ETA: Regarding Shane, he’s had a pretty shitty deal when you think of it. He had Lori and Carl, and was willing to step up and look after them, and then through no one’s fault, he’s tossed off to the side like yesterday’s garbage. Yay, his best friend’s back, but boo, just lost his woman and new step-son. And as an added bonus, he gets to stick around and watch them being a happy family. His idea to leave the group was probably the best one.

I think that’s a silly argument. No one really knows how ANYTHING works at this point. And how would you make provision for that, besides just going through and shooting all the old people in the head right now?

That also does not make Rick right and Shane wrong. What we have in the characters in this show are 3 points on the continuum of survival. Dale is at one far end, his humanity at all costs even survival and Shane is quickly moving towards the other far end of survival at the cost of his humanity. Everyone else is scattered along that line. It seems to me that Rick is leaning towards Dale’s end but living that way has resulted in poor decision after poor decision based upon his sense of right and wrong that keep putting the group at risk. So you’ll have to forgive me if I do not think Rick’s opinion or approval actually equates to being “right”.

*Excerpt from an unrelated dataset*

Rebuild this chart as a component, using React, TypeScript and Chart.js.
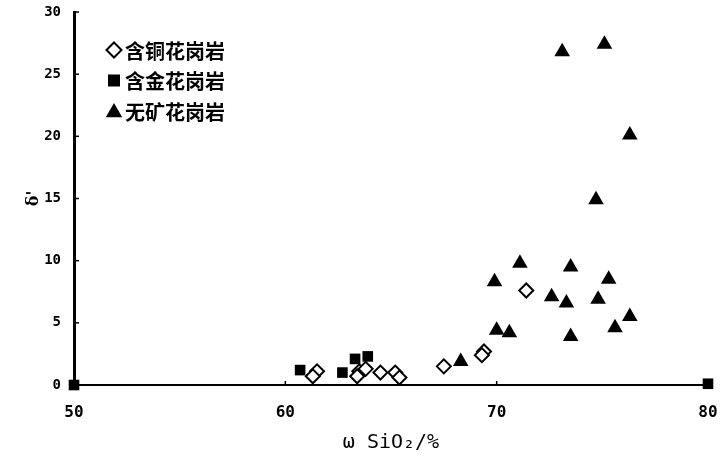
import { useEffect, useRef } from "react";
import { Chart, registerables } from "chart.js";

Chart.register(...registerables);

// 含铜花岗岩 (copper-bearing granite)
const copperX = [61.5, 61.3, 63.5, 63.4, 63.8, 64.5, 65.2, 65.4, 67.5, 69.4, 69.3, 71.4];
const copperY = [1.1, 0.7, 1.1, 0.7, 1.3, 1.0, 1.0, 0.6, 1.5, 2.7, 2.4, 7.6];

// 含金花岗岩 (gold-bearing granite)
const goldX = [60.7, 62.7, 63.3, 63.9, 50, 80];
const goldY = [1.2, 1.0, 2.1, 2.3, 0, 0.1];

// 无矿花岗岩 (barren granite)
const barrenX = [73.1, 75.1, 76.3, 74.7, 71.1, 73.5, 69.9, 72.6, 73.3, 74.8, 75.3, 76.3, 75.6, 70.0, 70.6, 73.5, 68.3];
const barrenY = [26.8, 27.4, 20.1, 14.9, 9.8, 9.5, 8.3, 7.1, 6.6, 6.9, 8.5, 5.5, 4.6, 4.4, 4.2, 3.9, 1.9];

const seriesLabels = ["含铜花岗岩", "含金花岗岩", "无矿花岗岩"];
const xTickValues = [50, 60, 70, 80];
const yTickValues = [0, 5, 10, 15, 20, 25, 30];
const xTitle = "ω SiO₂/%";
const yTitle = "δ'";

const toPoints = (xs: number[], ys: number[]) => xs.map((x, i) => ({ x, y: ys[i] }));

function drawMarker(ctx: CanvasRenderingContext2D, style: string, x: number, y: number) {
  ctx.save();
  ctx.beginPath();
  if (style === "rectRot") {
    const r = 7.5;
    ctx.moveTo(x, y - r);
    ctx.lineTo(x + r, y);
    ctx.lineTo(x, y + r);
    ctx.lineTo(x - r, y);
    ctx.closePath();
    ctx.fillStyle = "#fff";
    ctx.fill();
    ctx.lineWidth = 2;
    ctx.strokeStyle = "#000";
    ctx.stroke();
  } else if (style === "rect") {
    ctx.rect(x - 6, y - 6, 12, 12);
    ctx.fillStyle = "#000";
    ctx.fill();
  } else {
    const r = 9.5;
    ctx.moveTo(x, y - r * 0.85);
    ctx.lineTo(x + r * 0.866, y + r * 0.65);
    ctx.lineTo(x - r * 0.866, y + r * 0.65);
    ctx.closePath();
    ctx.fillStyle = "#000";
    ctx.fill();
  }
  ctx.restore();
}

const insideLegend = {
  id: "insideLegend",
  afterDraw(chart: any) {
    const ctx: CanvasRenderingContext2D = chart.ctx;
    const area = chart.chartArea;
    chart.data.datasets.forEach((ds: any, i: number) => {
      const cy = area.top + 38 + i * 30.5;
      drawMarker(ctx, ds.pointStyle, area.left + 40, cy);
      ctx.save();
      ctx.fillStyle = "#000";
      ctx.font = 'bold 20px "Noto Sans CJK SC"';
      ctx.textBaseline = "middle";
      ctx.textAlign = "left";
      ctx.fillText(ds.label, area.left + 51, cy + 1);
      ctx.restore();
    });
  },
};

const inwardTicks = {
  id: "inwardTicks",
  afterDraw(chart: any) {
    const ctx: CanvasRenderingContext2D = chart.ctx;
    const area = chart.chartArea;
    const xs = chart.scales.x;
    const ys = chart.scales.y;
    ctx.save();
    ctx.strokeStyle = "#000";
    ctx.lineWidth = 1.5;
    ys.ticks.forEach((t: any) => {
      if (t.value === 0) return;
      const p = ys.getPixelForValue(t.value);
      ctx.beginPath();
      ctx.moveTo(area.left, p);
      ctx.lineTo(area.left + 5, p);
      ctx.stroke();
    });
    xs.ticks.forEach((t: any) => {
      if (t.value === 50 || t.value === 80) return;
      const p = xs.getPixelForValue(t.value);
      ctx.beginPath();
      ctx.moveTo(p, area.bottom);
      ctx.lineTo(p, area.bottom - 4);
      ctx.stroke();
    });
    ctx.restore();
  },
};

export default function App() {
  const ref = useRef<HTMLCanvasElement | null>(null);

  useEffect(() => {
    document.body.style.margin = "0";
    const canvas = ref.current;
    if (!canvas) return;
    const yTickFont = { family: '"DejaVu Sans Mono"', size: 14, weight: "bold" as const };
    const xTickFont = { family: '"DejaVu Sans Mono"', size: 16, weight: "bold" as const };
    const chart = new Chart(canvas, {
      type: "scatter",
      data: {
        datasets: [
          {
            label: seriesLabels[0],
            data: toPoints(copperX, copperY),
            pointStyle: "rectRot",
            pointRadius: 7,
            backgroundColor: "#fff",
            borderColor: "#000",
            borderWidth: 2,
            clip: false,
          },
          {
            label: seriesLabels[1],
            data: toPoints(goldX, goldY),
            pointStyle: "rect",
            pointRadius: 7.5,
            backgroundColor: "#000",
            borderColor: "#000",
            borderWidth: 0,
            clip: false,
          },
          {
            label: seriesLabels[2],
            data: toPoints(barrenX, barrenY),
            pointStyle: "triangle",
            pointRadius: 9,
            backgroundColor: "#000",
            borderColor: "#000",
            borderWidth: 0,
            clip: false,
          },
        ] as any,
      },
      options: {
        animation: false,
        responsive: false,
        maintainAspectRatio: false,
        devicePixelRatio: 1,
        layout: { padding: { top: 12, right: 12, left: 0, bottom: 0 } },
        plugins: { legend: { display: false }, tooltip: { enabled: false } },
        scales: {
          x: {
            type: "linear",
            min: 50,
            max: 80,
            afterBuildTicks: (s: any) => {
              s.ticks = xTickValues.map((v) => ({ value: v }));
            },
            afterFit: (s: any) => {
              s.height = 76;
              s.paddingLeft = 0;
              s.paddingRight = 0;
            },
            grid: { display: false, drawTicks: false },
            border: { display: true, color: "#000", width: 2 },
            ticks: { font: xTickFont, color: "#000", padding: 18, maxRotation: 0 },
            title: {
              display: true,
              text: xTitle,
              color: "#000",
              font: { family: '"DejaVu Sans Mono"', size: 20 },
              padding: { top: 0, bottom: 6 },
            },
          },
          y: {
            type: "linear",
            min: 0,
            max: 30,
            afterBuildTicks: (s: any) => {
              s.ticks = yTickValues.map((v) => ({ value: v }));
            },
            afterFit: (s: any) => {
              s.width = 74;
              s.paddingTop = 0;
              s.paddingBottom = 0;
            },
            grid: { display: false, drawTicks: false },
            border: { display: true, color: "#000", width: 3 },
            ticks: { font: yTickFont, color: "#000", padding: 13 },
            title: {
              display: true,
              text: yTitle,
              color: "#000",
              font: { family: '"DejaVu Serif"', size: 16, weight: "bold" },
              padding: { top: 24, bottom: 0 },
            },
          },
        },
      } as any,
      plugins: [insideLegend, inwardTicks],
    });
    return () => chart.destroy();
  }, []);

  return <canvas ref={ref} width={720} height={461} style={{ display: "block" }} />;
}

Oh, and just my opinion on the people in the cars…

I think they died of natural causes, i.e. dehydration and possible starvation. The vehicles on the freeway were bumper-to-bumper. In the flashbacks, we see people camped out on chairs beside their cars, cooking meals, etc. Clearly they were stuck there and unable to go further in their vehicles due to the traffic jam(s). Insert a sudden swarm of zombies into that situation, people would either fight or flight. Flight could only take two possible avenues, either they physically run or they lock themselves into the nearest perceived safe place - their cars. Unfortunately, we already know if a zombie thinks there is food inside a house, car, hiding place, etc., they will stay there unless another food source lures them away. I think that is exactly what happened. Many people locked themselves in their cars and were immediately surrounded by zombies and the people could now not exit their vehicles. Trapped there until they ran out of water and/or food, which would happen quickly inside a locked car with the windows up in the summer heat.

Whether they just died or died and reanimated as zombies, being contained inside a locked up vehicle in that summer sun day after day would have to result in people/zombie jerky.

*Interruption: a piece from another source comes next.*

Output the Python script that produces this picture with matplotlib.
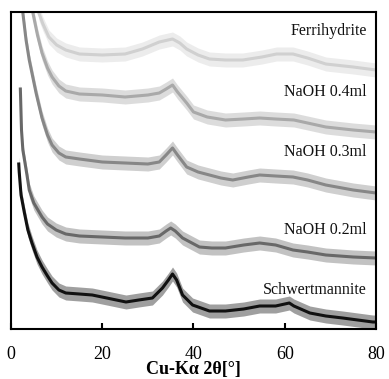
import matplotlib
matplotlib.use("Agg")
import matplotlib.pyplot as plt
import numpy as np

plt.rcParams['font.family'] = ['Liberation Serif', 'DejaVu Serif']

# --- data (intensity in arbitrary units) ---
x_schw = [1.7, 1.8, 2.2, 2.9, 3.7, 4.6, 5.7, 6.8, 8, 9, 10.5, 12, 15, 17.8, 21, 25.2, 28, 31,
          33.2, 34.5, 35.4, 36.3, 37.6, 39.8, 43.5, 47, 51, 54.5, 58, 61, 62, 65.5, 69, 72.7, 76, 79.3, 80]
y_schw = [165, 157, 134, 117, 99, 86, 72, 62, 53, 46, 39, 36, 35, 34, 31, 27, 29, 31,
          41, 49, 55, 49, 34, 24, 18, 18, 20, 23, 23, 26, 23, 16, 13, 11, 9, 7, 7]

x_02 = [2.05, 2.1, 2.3, 2.6, 3.5, 4, 5, 6.8, 8, 9.9, 12, 15, 20, 25, 30, 32.5, 34, 35, 36, 37.6,
        41.3, 44, 47, 51, 54.5, 58, 61.8, 65, 69, 75, 80]
y_02 = [240, 232, 199, 179, 154, 139, 126, 112, 105, 99, 95, 93, 92, 91, 91, 93, 98, 101, 98, 91,
        82, 81, 81, 84, 86, 84, 79, 77, 74, 72, 71]

x_03 = [2.4, 2.6, 3.3, 4, 5.5, 6.8, 8, 9, 10.5, 12, 15, 20, 25, 30, 32.5, 34, 35.4, 36.5, 38.5,
        41, 43.5, 46, 48.6, 52, 54.5, 58, 61.8, 65, 69, 75, 80]
y_03 = [330, 316, 289, 269, 236, 211, 194, 184, 176, 172, 170, 167, 166, 165, 167, 174, 181, 174, 162,
        157, 154, 151, 149, 152, 154, 153, 152, 149, 144, 139, 136]

x_04 = [4.6, 4.8, 5.8, 6.8, 8, 9, 10.5, 12, 15, 20, 25, 30, 32.5, 34, 35.4, 36.5, 38.5, 40,
        43, 47, 51, 54.5, 58, 62, 66, 69, 75, 80]
y_04 = [330, 316, 294, 276, 261, 252, 243, 238, 235, 234, 232, 234, 236, 240, 244, 237, 226, 217,
        212, 209, 210, 211, 210, 209, 205, 202, 199, 197]

x_ferri = [5.9, 6.1, 7, 8.3, 10, 12, 15, 20, 25, 28.8, 32.5, 35.4, 37, 38.5, 41, 43.5, 47, 50.8,
           55, 58.2, 61.8, 65, 69, 75, 80]
y_ferri = [330, 316, 305, 292, 284, 279, 275, 274, 275, 280, 287, 290, 286, 280, 274, 270, 269, 269,
           272, 275, 275, 271, 265, 262, 259]

labels = ["Ferrihydrite", "NaOH 0.4ml", "NaOH 0.3ml", "NaOH 0.2ml", "Schwertmannite"]
label_y = [298, 237, 177, 99, 39]
colors = ["#d0d0d0", "#a9a9a9", "#878787", "#686868", "#111111"]
xticks = [0, 20, 40, 60, 80]

series = [(x_ferri, y_ferri), (x_04, y_04), (x_03, y_03), (x_02, y_02), (x_schw, y_schw)]

fig = plt.figure(figsize=(3.89, 3.79), dpi=100)
ax = fig.add_axes([11 / 389, 1 - 329 / 379, (376 - 11) / 389, (329 - 12) / 379])

band = 7
for (xs, ys), c in zip(series, colors):
    xs = np.asarray(xs, float)
    ys = np.asarray(ys, float)
    ax.fill_between(xs, ys - band, ys + band, color=c, alpha=0.4, lw=0)
    ax.plot(xs, ys, color=c, lw=2.2, solid_joinstyle='round')

for lab, ly in zip(labels, label_y):
    ax.text(78.0, ly, lab, ha='right', va='center', fontsize=11.5, color='#111111')

ax.set_xlim(0, 80)
ax.set_ylim(0, 317)
ax.set_xticks(xticks)
ax.set_xticklabels([str(t) for t in xticks], fontsize=13)
ax.set_yticks([])
ax.tick_params(axis='x', direction='in', length=4, width=1.5, pad=12)
for s in ax.spines.values():
    s.set_linewidth(1.5)
ax.set_xlabel("Cu-Kα 2θ[°]", fontsize=13, fontweight='bold', labelpad=-1)

fig.savefig("out.png", dpi=100)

I assumed that some of the old people must have died of natural causes at some point. (And then they would’ve known.) But it’s possible that they didn’t.

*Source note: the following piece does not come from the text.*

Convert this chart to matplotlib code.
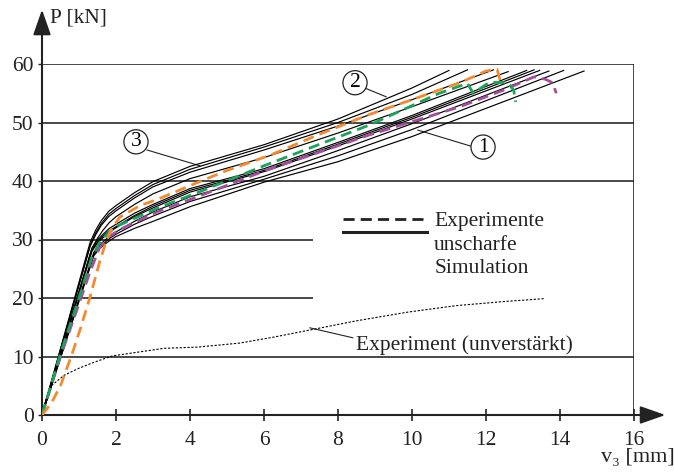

From my post upthread, the sound effect they used when they moved limbs on the car zombies was a “crunchy” sound, like they were dried up or something.

I think they were zombies, and just got caught in their seatbelts, and then were dessicated from the GA heat.
ETA Beaten by Mean Joe

I just don’t see how the timeline would fit. That’s way too much ground for a little girl to have covered in the timeframe between her going missing and Otis shooting Carl. Particularly if she was wounded at some point.
Regarding the dead bodies in the cars, I don’t think they prove much. Hypothetically, the zombie disease could’ve been bite only at first then mutated and gone airborne.

Why do people keep overlooking the fact that Shane didn’t just kill Otis, he left him to just about the most horrible death imaginable? He could have shot him in the head and still gotten out of there, since I’m pretty sure that Otis didn’t actually HAVE to be screaming bloody murder to get the attention of a bunch of zombies that were ALREADY chasing him.

Yeah, he’s right about a lot of things. He’s still a rotten motherfucker, though.

It seems they react to sound, and so might find him more interesting in that case. At least it’s a possibility, so it’s worth taking that chance, to save his own life and Carls.